Traditional street market in Tai Po District, New Territories, Hong Kong.
Danita Delimont | Getty Images
Traditional street market in Tai Po District, New Territories, Hong Kong.

A meat price war looms in Hong Kong, according to an industry source on Wednesday, a day after an immediate suspension of all meat imports from Brazil over health concerns with talk percolating that supply contracts may be torn up and tons of meat thrown away.

The move by Hong Kong's Food and Environmental Hygiene Department (FEHD) came on Tuesday, together with several other countries, including China, the European Union and Canada, which had announced partial or full import bans on Brazilian meat.

Restaurants and meat suppliers scrambled in Hong Kong on Wednesday after the surprise ban that has called into question the fate of existing stocks of chicken and other meats that for now are no longer on the menu at some establishments until clarity is gained, according to an industry source.

"Hotels and restaurants have contacted importers to look at the possibility of tearing up contracts, which would result in hundreds of tons of virtually worthless meat and trigger a price war," said a Hong Kong-based meat industry executive who declined to be named.

"Hong Kong imports a vast majority of meat from overseas.
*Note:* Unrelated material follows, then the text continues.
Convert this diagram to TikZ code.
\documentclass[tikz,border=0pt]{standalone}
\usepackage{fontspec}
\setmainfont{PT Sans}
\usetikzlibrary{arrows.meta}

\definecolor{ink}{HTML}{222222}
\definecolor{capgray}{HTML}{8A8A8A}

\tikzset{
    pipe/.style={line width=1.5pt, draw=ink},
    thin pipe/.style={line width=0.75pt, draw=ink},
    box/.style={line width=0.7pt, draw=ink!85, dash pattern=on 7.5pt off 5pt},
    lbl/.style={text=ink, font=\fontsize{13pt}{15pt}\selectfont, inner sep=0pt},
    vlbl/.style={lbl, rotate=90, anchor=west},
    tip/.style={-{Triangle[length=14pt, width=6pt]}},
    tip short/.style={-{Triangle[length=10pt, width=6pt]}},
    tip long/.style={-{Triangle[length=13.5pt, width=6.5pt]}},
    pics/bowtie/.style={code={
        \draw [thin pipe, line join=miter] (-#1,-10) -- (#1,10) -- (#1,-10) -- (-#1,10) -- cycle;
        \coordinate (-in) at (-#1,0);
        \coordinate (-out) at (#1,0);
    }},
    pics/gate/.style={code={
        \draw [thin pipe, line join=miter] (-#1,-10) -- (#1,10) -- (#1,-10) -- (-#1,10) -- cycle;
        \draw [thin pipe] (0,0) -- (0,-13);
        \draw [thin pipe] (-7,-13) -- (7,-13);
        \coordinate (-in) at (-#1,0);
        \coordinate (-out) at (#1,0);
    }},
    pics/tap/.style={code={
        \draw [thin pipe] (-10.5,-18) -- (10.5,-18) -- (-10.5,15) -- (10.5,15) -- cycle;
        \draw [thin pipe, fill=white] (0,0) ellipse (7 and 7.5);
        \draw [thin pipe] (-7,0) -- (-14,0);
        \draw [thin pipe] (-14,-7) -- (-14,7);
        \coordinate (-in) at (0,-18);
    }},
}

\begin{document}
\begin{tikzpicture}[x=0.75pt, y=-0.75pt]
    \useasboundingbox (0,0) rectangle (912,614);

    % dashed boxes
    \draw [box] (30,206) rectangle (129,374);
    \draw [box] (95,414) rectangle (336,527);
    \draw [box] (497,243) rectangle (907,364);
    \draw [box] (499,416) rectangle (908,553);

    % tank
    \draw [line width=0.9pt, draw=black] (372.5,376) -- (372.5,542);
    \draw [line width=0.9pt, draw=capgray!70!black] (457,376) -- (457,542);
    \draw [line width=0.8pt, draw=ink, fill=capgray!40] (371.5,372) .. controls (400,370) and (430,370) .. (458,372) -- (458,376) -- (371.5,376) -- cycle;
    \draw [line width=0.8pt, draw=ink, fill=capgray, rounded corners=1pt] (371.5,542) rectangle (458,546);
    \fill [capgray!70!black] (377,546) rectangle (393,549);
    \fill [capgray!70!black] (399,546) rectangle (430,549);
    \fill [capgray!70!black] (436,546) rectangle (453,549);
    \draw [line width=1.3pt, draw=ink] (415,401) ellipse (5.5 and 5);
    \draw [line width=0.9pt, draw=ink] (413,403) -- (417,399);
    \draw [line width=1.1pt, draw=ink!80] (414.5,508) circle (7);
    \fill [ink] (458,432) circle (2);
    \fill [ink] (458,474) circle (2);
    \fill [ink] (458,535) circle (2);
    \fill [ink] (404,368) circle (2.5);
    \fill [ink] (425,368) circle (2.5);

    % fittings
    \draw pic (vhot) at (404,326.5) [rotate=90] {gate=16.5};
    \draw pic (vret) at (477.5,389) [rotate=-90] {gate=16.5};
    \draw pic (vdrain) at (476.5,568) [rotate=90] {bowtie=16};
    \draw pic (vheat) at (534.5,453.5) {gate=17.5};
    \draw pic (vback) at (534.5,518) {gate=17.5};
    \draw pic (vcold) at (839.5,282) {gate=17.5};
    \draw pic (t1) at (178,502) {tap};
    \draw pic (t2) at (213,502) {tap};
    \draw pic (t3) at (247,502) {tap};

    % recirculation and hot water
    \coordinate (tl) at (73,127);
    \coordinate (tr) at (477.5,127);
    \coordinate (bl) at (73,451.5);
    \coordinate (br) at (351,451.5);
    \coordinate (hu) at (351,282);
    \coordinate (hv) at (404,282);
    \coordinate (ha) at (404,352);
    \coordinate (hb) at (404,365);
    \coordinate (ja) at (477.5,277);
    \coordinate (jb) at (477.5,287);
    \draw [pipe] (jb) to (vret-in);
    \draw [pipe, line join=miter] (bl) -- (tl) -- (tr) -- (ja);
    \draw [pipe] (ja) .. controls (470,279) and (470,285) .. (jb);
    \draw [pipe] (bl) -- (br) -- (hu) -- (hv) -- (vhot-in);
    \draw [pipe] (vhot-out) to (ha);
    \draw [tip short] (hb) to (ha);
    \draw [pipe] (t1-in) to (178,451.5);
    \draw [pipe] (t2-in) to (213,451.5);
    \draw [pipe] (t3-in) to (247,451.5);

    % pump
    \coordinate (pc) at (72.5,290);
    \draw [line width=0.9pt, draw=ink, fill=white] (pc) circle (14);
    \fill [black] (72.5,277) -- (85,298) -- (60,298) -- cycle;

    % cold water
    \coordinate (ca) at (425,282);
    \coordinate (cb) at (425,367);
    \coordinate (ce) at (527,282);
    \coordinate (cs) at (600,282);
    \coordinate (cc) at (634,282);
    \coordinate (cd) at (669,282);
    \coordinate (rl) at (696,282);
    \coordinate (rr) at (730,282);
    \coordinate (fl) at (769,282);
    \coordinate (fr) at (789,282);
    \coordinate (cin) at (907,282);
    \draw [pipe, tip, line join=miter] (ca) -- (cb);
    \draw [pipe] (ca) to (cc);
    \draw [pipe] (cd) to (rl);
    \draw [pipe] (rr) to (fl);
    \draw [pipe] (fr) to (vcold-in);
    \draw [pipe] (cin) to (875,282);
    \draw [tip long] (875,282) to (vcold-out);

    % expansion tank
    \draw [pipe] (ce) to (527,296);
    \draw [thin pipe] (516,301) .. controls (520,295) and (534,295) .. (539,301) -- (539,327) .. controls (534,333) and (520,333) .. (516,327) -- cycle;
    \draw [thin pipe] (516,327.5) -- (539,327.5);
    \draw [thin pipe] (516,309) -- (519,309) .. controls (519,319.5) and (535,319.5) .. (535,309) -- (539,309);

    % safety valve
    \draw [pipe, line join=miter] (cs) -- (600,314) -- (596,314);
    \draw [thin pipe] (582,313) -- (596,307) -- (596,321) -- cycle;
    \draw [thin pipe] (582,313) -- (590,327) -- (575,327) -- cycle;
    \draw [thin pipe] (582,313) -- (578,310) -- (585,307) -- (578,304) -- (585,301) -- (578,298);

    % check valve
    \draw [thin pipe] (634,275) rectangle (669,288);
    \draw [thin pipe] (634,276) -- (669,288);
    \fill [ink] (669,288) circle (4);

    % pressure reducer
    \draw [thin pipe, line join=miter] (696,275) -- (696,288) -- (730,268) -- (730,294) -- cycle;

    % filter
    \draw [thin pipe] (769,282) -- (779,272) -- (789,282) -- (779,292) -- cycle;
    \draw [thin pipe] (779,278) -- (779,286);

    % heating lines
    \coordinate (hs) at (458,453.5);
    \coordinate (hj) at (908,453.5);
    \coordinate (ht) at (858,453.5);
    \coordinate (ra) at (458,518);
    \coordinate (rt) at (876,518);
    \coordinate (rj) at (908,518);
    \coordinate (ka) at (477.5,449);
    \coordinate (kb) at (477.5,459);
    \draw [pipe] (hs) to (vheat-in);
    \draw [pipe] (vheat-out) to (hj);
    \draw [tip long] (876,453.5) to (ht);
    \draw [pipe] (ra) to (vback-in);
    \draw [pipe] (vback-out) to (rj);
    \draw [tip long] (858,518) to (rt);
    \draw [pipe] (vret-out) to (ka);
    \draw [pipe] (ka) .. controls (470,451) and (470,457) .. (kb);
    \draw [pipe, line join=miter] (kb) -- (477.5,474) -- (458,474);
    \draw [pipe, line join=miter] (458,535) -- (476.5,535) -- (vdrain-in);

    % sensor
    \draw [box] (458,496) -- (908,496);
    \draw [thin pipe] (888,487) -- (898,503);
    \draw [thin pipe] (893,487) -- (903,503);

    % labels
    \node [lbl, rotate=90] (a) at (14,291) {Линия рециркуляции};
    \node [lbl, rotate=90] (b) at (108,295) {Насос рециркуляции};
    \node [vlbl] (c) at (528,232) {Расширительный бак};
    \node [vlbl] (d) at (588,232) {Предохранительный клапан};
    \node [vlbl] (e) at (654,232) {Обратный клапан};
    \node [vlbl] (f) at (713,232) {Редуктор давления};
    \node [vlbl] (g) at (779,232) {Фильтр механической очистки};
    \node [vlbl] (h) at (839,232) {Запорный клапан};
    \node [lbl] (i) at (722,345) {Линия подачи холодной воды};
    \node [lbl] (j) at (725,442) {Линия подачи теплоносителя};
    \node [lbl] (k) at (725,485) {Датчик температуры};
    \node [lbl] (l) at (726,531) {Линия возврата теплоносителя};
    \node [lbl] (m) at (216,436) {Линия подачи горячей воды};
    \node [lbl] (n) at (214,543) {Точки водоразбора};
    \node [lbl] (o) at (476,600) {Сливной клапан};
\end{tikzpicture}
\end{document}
Other countries can cope but Hong Kong can't."

China is the largest consumer of Brazilian meat, followed by Hong Kong, according to Reuters.

The FEHD has not provided any more details about the ban, and has not responded to CNBC's request for comment.

The source added that importers are "furious at the FEHD's move to ban all Brazilian imports" and "angry that the FEHD contacted restaurant chains on Monday, but importers heard about the ban from the press."

Hong Kong importers have also had to deal with a lot of uncertainty and figure out what they needed to do in response, the source said.

The scandal stems from a two-year Brazilian police investigation, which revealed how meat-packers paid off inspectors and politicians to overlook practices which include processing rotten meat and shipping exports with traces of salmonella.

The police named BRF and JBS, along with small meat producers, as parties involved in the investigation last Friday. JBS is the world's largest meat producer and BRF is the biggest poultry exporter.